At the archbishop of York’s Christmas celebrations at Ripon in 1132, the group of monks who had fled from St Mary’s, York, in October of that year and had since then been sheltered by their patron, Archbishop Thurstan, received from him a grant of land to establish a monastic community.(5) The site was in the valley of the River Skell, a rather bleak and inhospitable spot only a few miles from the archbishop’s manor at Ripon. Thurstan also gave the monks two carucates (about 120 / 140 acres) of arable land in the vill of Sutton, to the north of Skelldale. One of the archbishop’s men, Wallef, son of Arkill, supplemented this endowment with two hundred acres in the wood of How Hill [Herleshowe], which lay to the south of the River Skell, less than a mile from the community ’s site.(6)

A sure footing
From that day onwards God blessed our valleys … He multiplied the number of the brethren and added to their possessions, spreading out his vine and watering it with showers of blessing. So it sent its root downwards and bore fruit above, growing day by day and ever becoming stronger, until, in a little while, it became a great vine.
[‘Foundation history of Fountains’ (Narratio), pp. 185-6]

This endowment enabled the monks to establish an independent community.
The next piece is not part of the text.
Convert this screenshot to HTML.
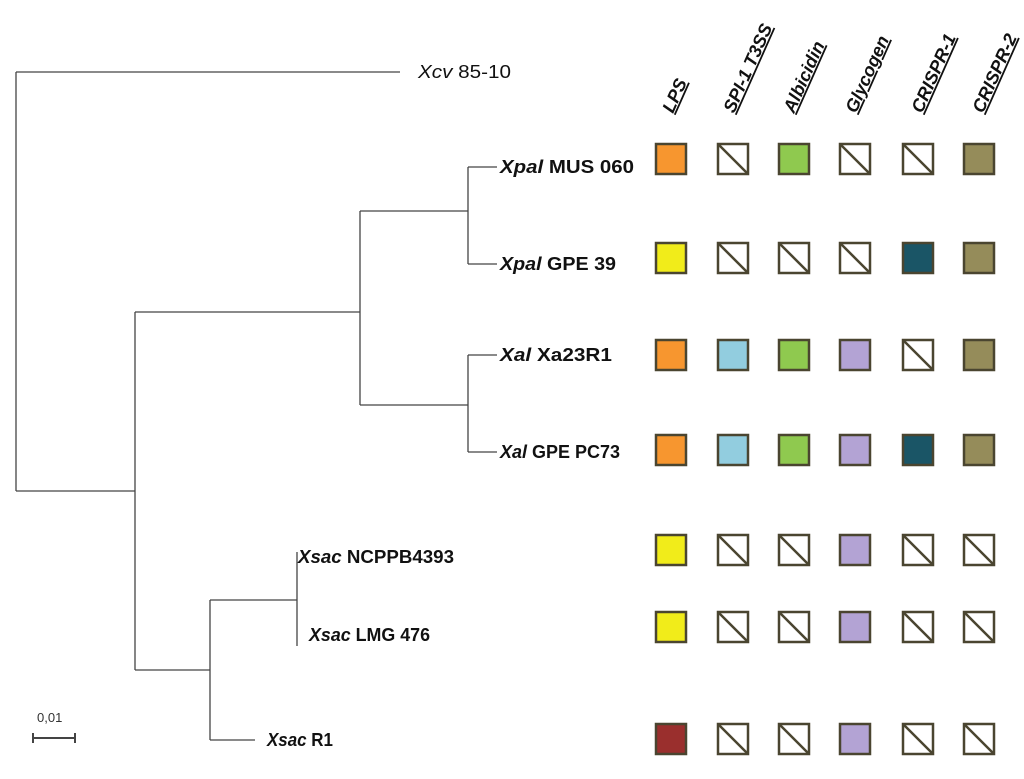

It was an adequate, but by no means extensive grant, and the monks struggled for survival. The community had been on the point of disbanding when several wealthy recruits arrived in 1135, bringing with them riches and resources. This marked a turning point and within a remarkably short time Fountains acquired a number of holdings and soon established itself as the richest Cistercian abbey in the country.